76. ISAH Ltd is not a licensing body. It oversees the Member organisations' rules, codes of conduct and disciplinary procedures. It has powers to visit and inspect hunts and to impose disciplinary sanctions on hunts and clubs. The costs of ISAH Ltd are borne by the member organisations.
77. The principal objectives of ISAH Ltd are to:
78. The work of the Authority is carried out by seven Commissioners. These are the Chairman of the Authority, the Chairman of the Hunting Committee of the Countryside Alliance or his nominee and five further Commissioners who are appointed by an Appointments Panel.
79. The Commissioners will normally refer a proper complaint made to it to the appropriate Hunting Association for its investigation and action. The Commissioners have a duty to examine the outcome of all disciplinary investigations made by the Hunting Associations, and have the power to require the Association to impose additional sanctions if it considers that insufficient attention has been paid to the public interest, or is otherwise dissatisfied with the Association's decision.

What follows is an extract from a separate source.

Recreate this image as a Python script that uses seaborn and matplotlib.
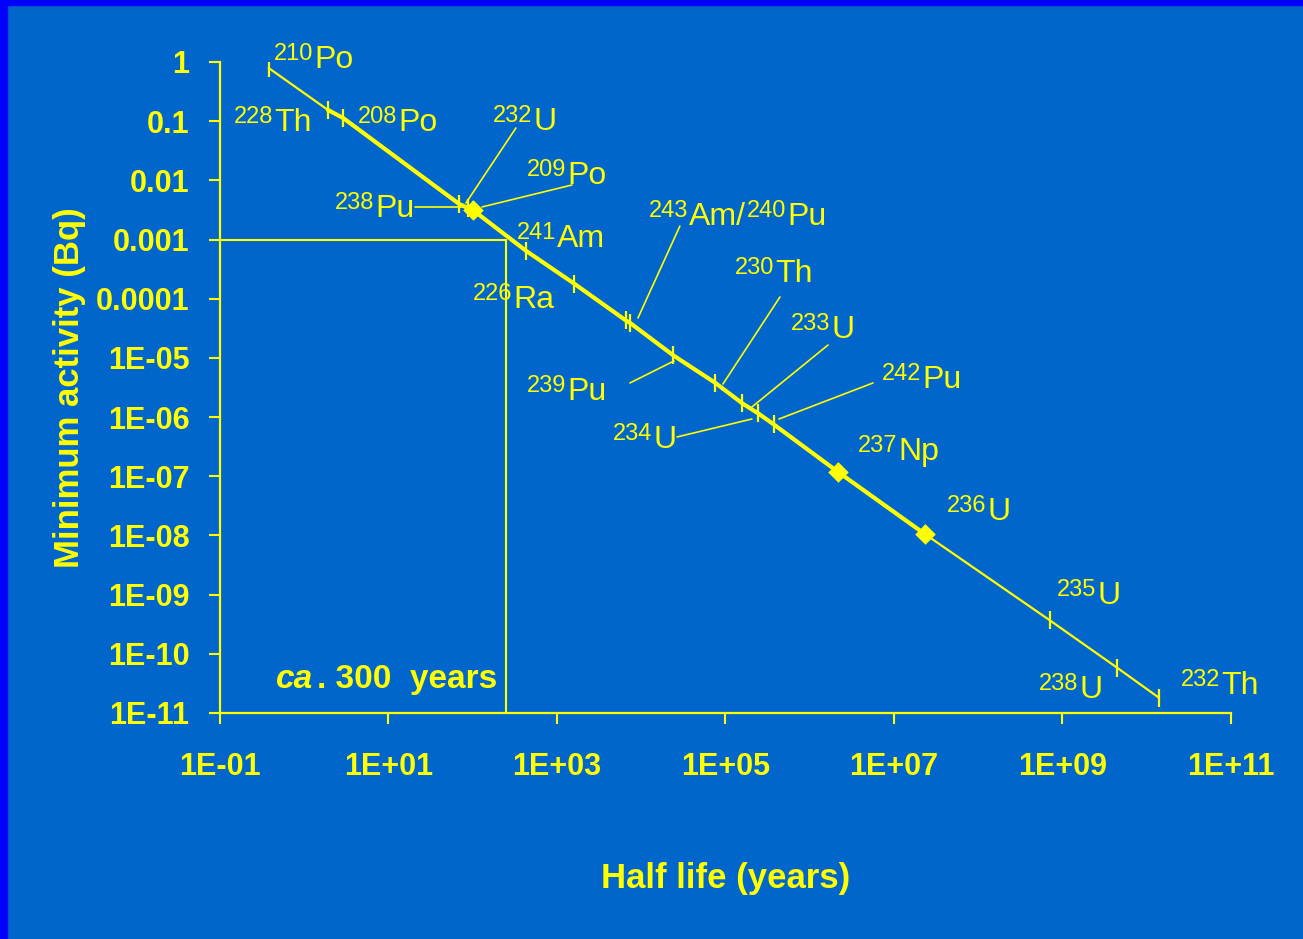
import re
import numpy as np
import pandas as pd
import seaborn as sns
import matplotlib.pyplot as plt
from matplotlib.patches import Rectangle

# Nuclides: half life (years) and minimum detectable activity (Bq)
isotopes = ["210Po", "228Th", "208Po", "232U", "238Pu", "209Po", "241Am", "226Ra",
            "240Pu", "243Am", "239Pu", "230Th", "233U", "234U", "242Pu", "237Np",
            "236U", "235U", "238U", "232Th"]
half_life = [0.379, 1.91, 2.90, 68.9, 87.7, 102, 432.6, 1600,
             6561, 7370, 24110, 75400, 159200, 245500, 375000, 2.14e6,
             2.34e7, 7.04e8, 4.47e9, 1.405e10]
min_activity = [0.79, 0.155, 0.113, 4.0e-3, 3.4e-3, 3.1e-3, 6.4e-4, 1.8e-4,
                4.3e-5, 3.9e-5, 1.1e-5, 3.8e-6, 1.7e-6, 1.15e-6, 7.5e-7, 1.2e-7,
                1.05e-8, 3.7e-10, 5.8e-11, 1.8e-11]
diamond_isotopes = ["209Po", "237Np", "236U"]
thick_from, thick_to = "228Th", "236U"

# ca. 300 years reference box
ref_half_life = 250
ref_activity = 1e-3

# labels: text, x, y (baseline of the element symbol)
label_text = ["210Po", "228Th", "208Po", "232U", "209Po", "238Pu", "241Am", "226Ra",
              "243Am/240Pu", "230Th", "233U", "239Pu", "234U", "242Pu", "237Np",
              "236U", "235U", "238U", "232Th"]
label_x = [0.438, 0.1466, 4.35, 174, 440, 2.32, 335, 101, 1.24e4,
           1.30e5, 5.99e5, 440, 4620, 7.21e6, 3.74e6, 4.26e7, 8.61e8, 5.26e8, 2.55e10]
label_y = [0.792, 0.0682, 0.0682, 0.0710, 8.68e-3, 2.40e-3, 7.48e-4, 6.97e-5, 1.76e-3,
           1.92e-4, 2.17e-5, 1.94e-6, 3.00e-7, 3.10e-6, 1.88e-7, 1.82e-8, 6.95e-10,
           1.79e-11, 2.09e-11]

# leader lines from label to point
leader_x0 = [20.6, 326, 1507, 2.88e4, 7350, 4.44e5, 1.65e6, 2.66e4, 5.64e6]
leader_y0 = [3.55e-3, 0.0767, 8.35e-3, 1.69e-3, 3.77e-6, 1.07e-4, 1.65e-5, 4.61e-7, 3.77e-6]
leader_x1 = [74.5, 83.2, 129, 9150, 2.45e4, 9.34e4, 2.06e5, 2.06e5, 4.32e5]
leader_y1 = [3.55e-3, 4.14e-3, 3.55e-3, 4.72e-5, 8.87e-6, 3.62e-6, 1.48e-6, 9.28e-7, 9.28e-7]

x_ticks = [1e-1, 1e1, 1e3, 1e5, 1e7, 1e9, 1e11]
x_tick_labels = ["1E-01", "1E+01", "1E+03", "1E+05", "1E+07", "1E+09", "1E+11"]
y_ticks = [1, 1e-1, 1e-2, 1e-3, 1e-4, 1e-5, 1e-6, 1e-7, 1e-8, 1e-9, 1e-10, 1e-11]
y_tick_labels = ["1", "0.1", "0.01", "0.001", "0.0001", "1E-05", "1E-06", "1E-07",
                 "1E-08", "1E-09", "1E-10", "1E-11"]

bg = "#0066CC"
yellow = "#FFFF00"

sns.set_style("ticks")
plt.rcParams['font.family'] = ['Liberation Sans', 'DejaVu Sans']


def isotope_label(ax, x, y, label, size=23, sup_size=17):
    # mass numbers as raised smaller text, element symbols at normal size
    parts = re.findall(r"\d+|[^\d]+", label)
    prev = None
    for p in parts:
        sup = p.isdigit()
        fs = sup_size if sup else size
        if prev is None:
            prev = ax.annotate(p, xy=(x, y), xytext=(0, 5.5 if sup else 0), textcoords="offset points",
                               fontsize=fs, color=yellow, ha="left", va="baseline", zorder=5)
        else:
            prev = ax.annotate(p, xy=(1, 0), xycoords=prev, xytext=(0.5, 6.8 if sup else -6.8),
                               textcoords="offset points", fontsize=fs, color=yellow,
                               ha="left", va="bottom", zorder=5)


df = pd.DataFrame({"isotope": isotopes, "half_life": half_life, "activity": min_activity})
i0, i1 = isotopes.index(thick_from), isotopes.index(thick_to)
df_thick = df.iloc[i0:i1 + 1]
df_diam = df[df["isotope"].isin(diamond_isotopes)]

fig = plt.figure(figsize=(13.03, 9.39), dpi=100, facecolor=bg)
ax = fig.add_axes([0.1688, 0.2407, 0.7759, 0.6933])
ax.set_facecolor(bg)
ax.set(xscale="log", yscale="log")

# frame strips of the slide
fig.patches.append(Rectangle((0, 0), 7 / 1303, 1, transform=fig.transFigure, color="#0000FF", zorder=0))
fig.patches.append(Rectangle((0, 1 - 5 / 939), 1, 5 / 939, transform=fig.transFigure, color="#0000FF", zorder=0))

# reference box at ca. 300 years
ax.plot([0.1, ref_half_life], [ref_activity, ref_activity], color=yellow, lw=1.5, zorder=2)
ax.plot([ref_half_life, ref_half_life], [1e-11, ref_activity], color=yellow, lw=1.5, zorder=2)

sns.lineplot(data=df, x="half_life", y="activity", ax=ax, color=yellow, lw=1.6,
             marker="|", markersize=13, markeredgewidth=1.6, markeredgecolor=yellow, zorder=3)
sns.lineplot(data=df_thick, x="half_life", y="activity", ax=ax, color=yellow, lw=3.0, zorder=3)
sns.scatterplot(data=df_diam, x="half_life", y="activity", ax=ax, color=yellow, marker="D",
                s=110, edgecolor=yellow, linewidth=0, zorder=4)

for x0, y0, x1, y1 in zip(leader_x0, leader_y0, leader_x1, leader_y1):
    ax.plot([x0, x1], [y0, y1], color=yellow, lw=1.2, zorder=3)

for t, x, y in zip(label_text, label_x, label_y):
    isotope_label(ax, x, y, t)

t1 = ax.text(0.462, 2.0e-11, "ca", color=yellow, fontsize=24, fontweight="bold",
             fontstyle="italic", ha="left", va="bottom")
ax.annotate(". 300  years", xy=(1, 0), xycoords=t1, xytext=(3, 0), textcoords="offset points",
            color=yellow, fontsize=24, fontweight="bold", ha="left", va="bottom")

ax.set_xlim(1e-1, 1e11)
ax.set_ylim(1e-11, 1)
ax.minorticks_off()
ax.set_xticks(x_ticks, x_tick_labels, fontsize=22, fontweight="bold", color=yellow)
ax.set_yticks(y_ticks, y_tick_labels, fontsize=22, fontweight="bold", color=yellow)
ax.tick_params(axis="both", colors=yellow, length=8, width=1.5, direction="out")
ax.tick_params(axis="x", pad=20)
ax.tick_params(axis="y", pad=14)

for s in ["top", "right"]:
    ax.spines[s].set_visible(False)
for s in ["left", "bottom"]:
    ax.spines[s].set_color(yellow)
    ax.spines[s].set_linewidth(1.6)

ax.set_xlabel("Half life (years)", fontsize=25, fontweight="bold", color=yellow)
ax.set_ylabel("Minimum activity (Bq)", fontsize=25, fontweight="bold", color=yellow)
ax.xaxis.set_label_coords(0.5, -0.229)
ax.yaxis.set_label_coords(-0.132, 0.5)

fig.savefig("out.png", dpi=100, facecolor=fig.get_facecolor())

80. The Commissioners can issue a public warning or censure to a member organisation, or suspend, or ban an individual of a member organisation from holding office.
81. Every member organisation requires, at the beginning of each season from everyone of its participant members, that is the hunts, a written statement undertaking to comply with all relevant rules, practices and codes of conduct which are in force, and agreeing to accept the final authority of the Commissioners.
82. At the end of each season each member organisation is required to provide a written report of the season's activities.